On the other hand there are many examples of Latin American countries, both Catholic and Latin alphabet-using, that are true basket cases. Cuba, Venezuela and Nicaragua are just a few examples of those.
Warren, very good thoughts, indeed.
The Cyrillic alphabet is a far more terrible evil even than the Orthodox Church. It sucks out the brain. The hundreds of thousand German, Poles, French and other Westerners lived in Russia were made pure idiots by the Cyrillic alphabet. It made them slavish and xenophobian. The Cyrillic alphabet is far worse than the continental climate, stretched communications and perpetual frontier wars.

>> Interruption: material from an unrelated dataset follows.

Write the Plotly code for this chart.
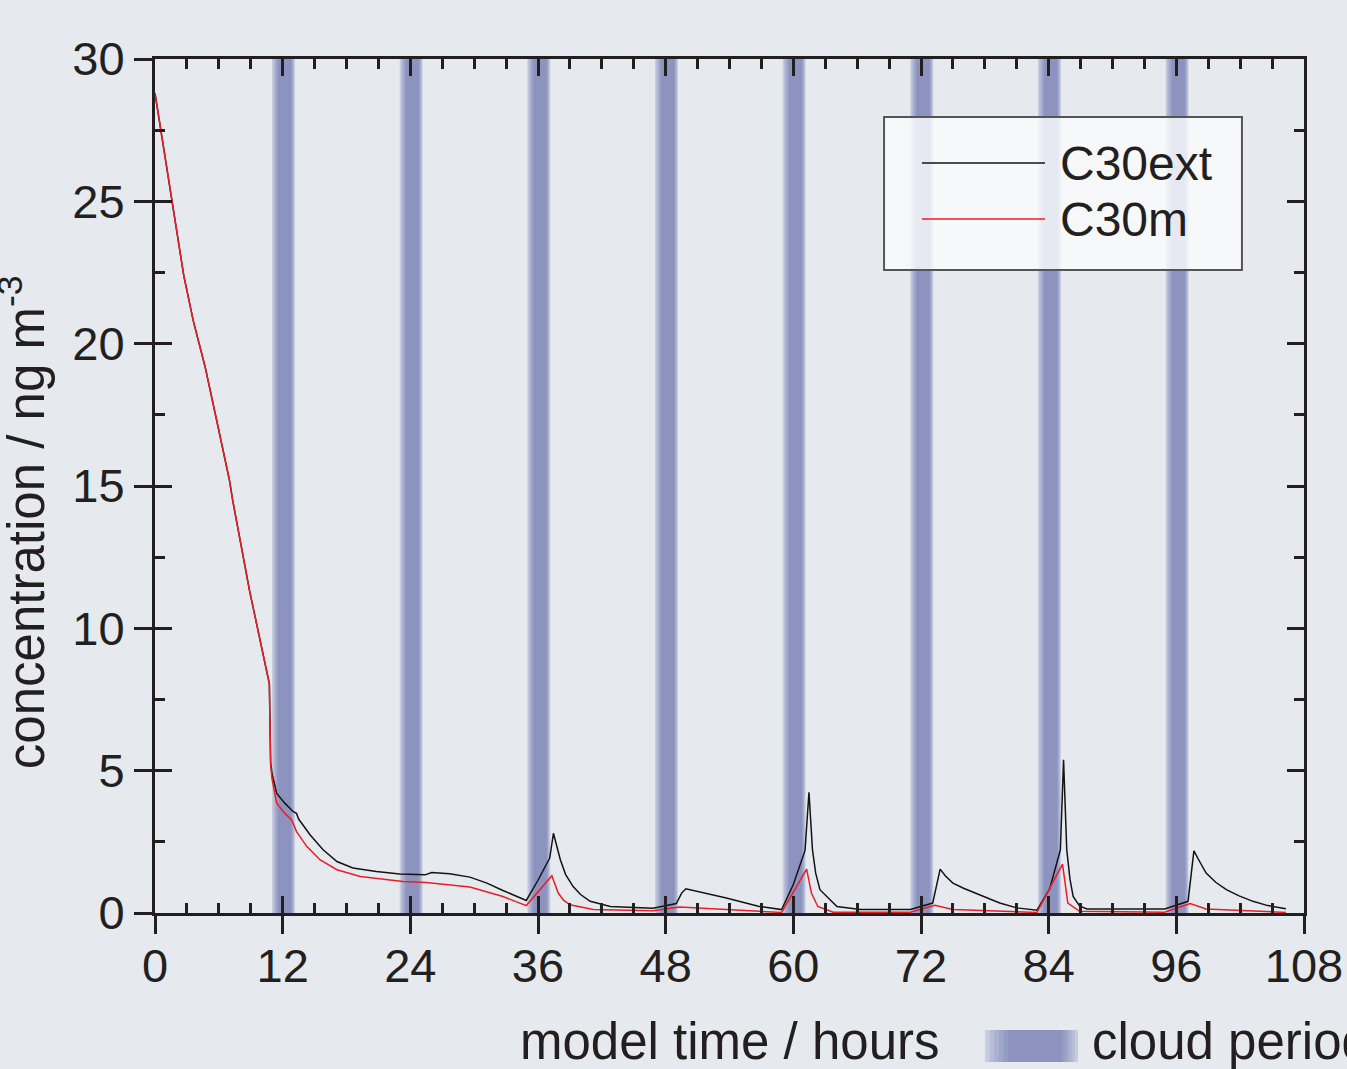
import plotly.graph_objects as go

# ---------------- data ----------------
t_ext = [0, 0.8, 1.6, 2.7, 3.6, 4.7, 5.8, 7.0, 7.3, 8.9, 10.75, 10.87, 11.0, 11.44, 12.2, 13.0,
         13.3, 13.5, 14.57, 15.8, 17.1, 18.6, 20.8, 23.0, 25.4, 26.0, 27.7, 29.6, 31.2, 32.7,
         34.9, 36.0, 37.1, 37.45, 38.1, 38.6, 39.3, 40.0, 40.9, 42.8, 46.8, 49.0, 49.5, 49.9,
         53.7, 56.8, 58.9, 60.0, 61.1, 61.47, 61.8, 62.1, 62.5, 64.1, 66.3, 71.0, 73.1, 73.8,
         74.3, 75.0, 76.0, 77.2, 78.3, 79.4, 81.0, 82.9, 84.1, 85.1, 85.4, 85.7, 86.0, 86.3,
         86.9, 87.6, 94.9, 97.1, 97.65, 98.2, 98.8, 99.7, 100.7, 101.9, 103.2, 104.6, 106.3]
c_ext = [28.8, 26.9, 24.95, 22.4, 20.8, 19.2, 17.3, 15.2, 14.5, 11.3, 8.05, 5.3, 4.9, 4.2, 3.86, 3.56,
         3.5, 3.3, 2.75, 2.22, 1.81, 1.58, 1.46, 1.37, 1.34, 1.42, 1.38, 1.26, 1.05, 0.79,
         0.44, 1.15, 1.93, 2.8, 1.87, 1.35, 0.93, 0.65, 0.41, 0.23, 0.17, 0.33, 0.70, 0.85,
         0.53, 0.23, 0.12, 1.0, 2.2, 4.24, 2.22, 1.4, 0.82, 0.23, 0.12, 0.12, 0.35, 1.54,
         1.3, 1.05, 0.87, 0.7, 0.52, 0.35, 0.18, 0.1, 0.85, 2.22, 5.38, 2.22, 1.2, 0.58,
         0.25, 0.14, 0.14, 0.41, 2.18, 1.8, 1.40, 1.08, 0.82, 0.6, 0.41, 0.26, 0.15]

t_m = [0, 0.8, 1.6, 2.7, 3.6, 4.7, 5.8, 7.0, 7.3, 8.9, 10.75, 10.87, 11.0, 11.44, 12.2, 12.85,
       13.3, 14.26, 15.5, 17.1, 19.3, 23.3, 25.5, 29.6, 32.7, 34.9, 37.3, 37.9, 38.4, 39.0,
       41.2, 46.8, 49.3, 53.7, 58.9, 61.25, 61.7, 62.3, 63.75, 71.0, 73.3, 75.0, 82.9, 85.3,
       85.8, 86.9, 94.9, 97.3, 98.8, 106.3]
c_m = [28.8, 26.9, 24.95, 22.4, 20.8, 19.2, 17.3, 15.2, 14.5, 11.3, 8.05, 5.2, 4.7, 3.86, 3.5, 3.27,
       2.86, 2.34, 1.87, 1.52, 1.28, 1.11, 1.07, 0.91, 0.58, 0.26, 1.31, 0.70, 0.45, 0.29,
       0.12, 0.08, 0.21, 0.12, 0.02, 1.54, 0.70, 0.23, 0.03, 0.03, 0.27, 0.12, 0.02, 1.72,
       0.35, 0.06, 0.03, 0.33, 0.14, 0.02]

cloud_start = [11, 23, 35, 47, 59, 71, 83, 95]
cloud_end = [13.15, 25.15, 37.15, 49.15, 61.15, 73.15, 85.15, 97.15]

x_ticks = [0, 12, 24, 36, 48, 60, 72, 84, 96, 108]
y_ticks = [0, 5, 10, 15, 20, 25, 30]

series_names = ["C30ext", "C30m"]
series_colors = ["#141414", "#ee1c24"]

# ---------------- style ----------------
FONT = "Arial, Liberation Sans, sans-serif"
TXT = "#231f20"
BG = (230, 234, 238)
DARK = (140, 147, 191)
NSTEP = 6


def mix(t):
    t = t ** 0.6
    return "rgb(%d,%d,%d)" % tuple(round(b + (d - b) * t) for b, d in zip(BG, DARK))


def gradient_band(x0, x1, y0, y1, xref, yref, lfade, rfade):
    out = []
    for i in range(NSTEP):
        f = i / (NSTEP - 1)
        out.append(dict(type="rect", xref=xref, yref=yref, layer="below",
                        x0=x0 + lfade * f, x1=x1 - rfade * f, y0=y0, y1=y1,
                        fillcolor=mix((i + 1) / NSTEP), line=dict(width=0)))
    return out


fig = go.Figure()
fig.add_trace(go.Scatter(x=t_ext, y=c_ext, mode="lines", name=series_names[0],
                         line=dict(color=series_colors[0], width=1.5), showlegend=False))
fig.add_trace(go.Scatter(x=t_m, y=c_m, mode="lines", name=series_names[1],
                         line=dict(color=series_colors[1], width=1.5), showlegend=False))
fig.add_trace(go.Scatter(x=[None], y=[None], xaxis="x2", yaxis="y2", showlegend=False,
                         hoverinfo="skip"))

shapes = []
for s, e in zip(cloud_start, cloud_end):
    shapes += gradient_band(s, e, 0, 1, "x", "paper", 0.6, 0.35)

# legend box (manual, long line samples)
LX0, LX1, LY0, LY1 = 0.6345, 0.946, 0.7529, 0.932
shapes.append(dict(type="rect", xref="paper", yref="paper", x0=LX0, x1=LX1, y0=LY0, y1=LY1,
                   fillcolor="rgba(250,251,252,0.82)", line=dict(color="#555555", width=2)))
leg_y = [0.8782, 0.8126]
annotations = []
for name, col, yy in zip(series_names, series_colors, leg_y):
    shapes.append(dict(type="line", xref="paper", yref="paper", x0=0.6675, x1=0.7746,
                       y0=yy, y1=yy, line=dict(color=col, width=1.5)))
    annotations.append(dict(xref="paper", yref="paper", x=0.7859, y=yy, text=name,
                            showarrow=False, xanchor="left", yanchor="middle",
                            font=dict(family=FONT, size=48, color=TXT)))

# cloud period legend swatch below the plot
shapes += gradient_band(0.7224, 0.8033, -0.1745, -0.137, "paper", "paper", 0.02, 0.014)
annotations.append(dict(xref="paper", yref="paper", x=0.8137, y=-0.151, text="cloud period",
                        showarrow=False, xanchor="left", yanchor="middle",
                        font=dict(family=FONT, size=51, color=TXT)))
annotations.append(dict(xref="paper", yref="paper", x=0.5, y=-0.151, text="model time / hours",
                        showarrow=False, xanchor="center", yanchor="middle",
                        font=dict(family=FONT, size=51, color=TXT)))
annotations.append(dict(xref="paper", yref="paper", x=-0.1155, y=0.458,
                        text="concentration / ng m<sup>-3</sup>", textangle=-90,
                        showarrow=False, xanchor="center", yanchor="middle",
                        font=dict(family=FONT, size=51, color=TXT)))

axis_common = dict(showgrid=False, zeroline=False, linecolor="#231f20", linewidth=3,
                   tickcolor="#231f20", tickwidth=3, automargin=False)

fig.update_layout(
    width=1347, height=1069,
    margin=dict(l=155, r=43, t=59, b=156),
    paper_bgcolor="rgb(230,234,238)", plot_bgcolor="rgb(230,234,238)",
    font=dict(family=FONT, size=46, color=TXT),
    showlegend=False,
    shapes=shapes, annotations=annotations,
    xaxis=dict(range=[0, 108], tickvals=x_ticks, ticktext=[str(v) for v in x_ticks],
               ticks="outside", ticklen=18, mirror=True, showline=True, ticklabelstandoff=-8,
               tickfont=dict(family=FONT, size=47, color=TXT), **axis_common),
    yaxis=dict(range=[0, 30], tickvals=y_ticks, ticktext=[str(v) for v in y_ticks],
               ticks="outside", ticklen=18, mirror=True, showline=True,
               tickfont=dict(family=FONT, size=47, color=TXT), **axis_common),
    xaxis2=dict(overlaying="x", matches="x", anchor="y2", side="bottom", range=[0, 108],
                tickvals=x_ticks, ticks="inside", ticklen=17, mirror="ticks", showline=True,
                showticklabels=False,
                minor=dict(ticks="inside", dtick=3, tick0=0, ticklen=10, tickwidth=3,
                           tickcolor="#231f20", showgrid=False),
                **axis_common),
    yaxis2=dict(overlaying="y", matches="y", anchor="x2", side="left", range=[0, 30],
                tickvals=y_ticks, ticks="inside", ticklen=17, mirror="ticks", showline=True,
                showticklabels=False,
                minor=dict(ticks="inside", dtick=2.5, tick0=0, ticklen=10, tickwidth=3,
                           tickcolor="#231f20", showgrid=False),
                **axis_common),
)

fig.write_html("out.html")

I hadn’t thought about the root cause of Russia’s current “dilemma” as sourced in the Orthodox church, but it does seem logical. The anti-Semitic outbursts and anti-Western currents are all deeply rooted in Orthodox mysticism. It is sad because there is so much beauty in the ancient rite and unique chanting, but it has never able to become more “catholic” in the universal sense, and is stuck in a medieval time and place, the Russian village with an autocrat emporer far away in Moscow. My mother was Russian, but never was part of the church when she was in the USA. She became a citizen but never declared a religion, saying her father had told her to hold on to her wallet when the priests came around! She was baptised a Christian but was disgusted with anti-Jewish talk she would hear and said only inferior and ignorant people would say such things.
Thats typical of Russian “Orthodoxy”, but not true of the rest of the Orthodox world as a general rule.
Fear or greed? The dilemma of authoritarian regim`s subjects? Or there can be some additional factor? In the case of Danilkin I think about fear of seizure from corporative society, but in the case of persecuting of the banker Alexey Frenkel, who have been condemned by court as the killer ? The passionate accusations of Frenkel by Latynina in tens of artickles during 4 years are astonishing! In this case I believe in the passionate hate!
The recent decision to extend Mikhail Khodorkovsky’s sentence until 2017 and the suspicions of politically motivated reasons to it mirror the underlying thread of your article.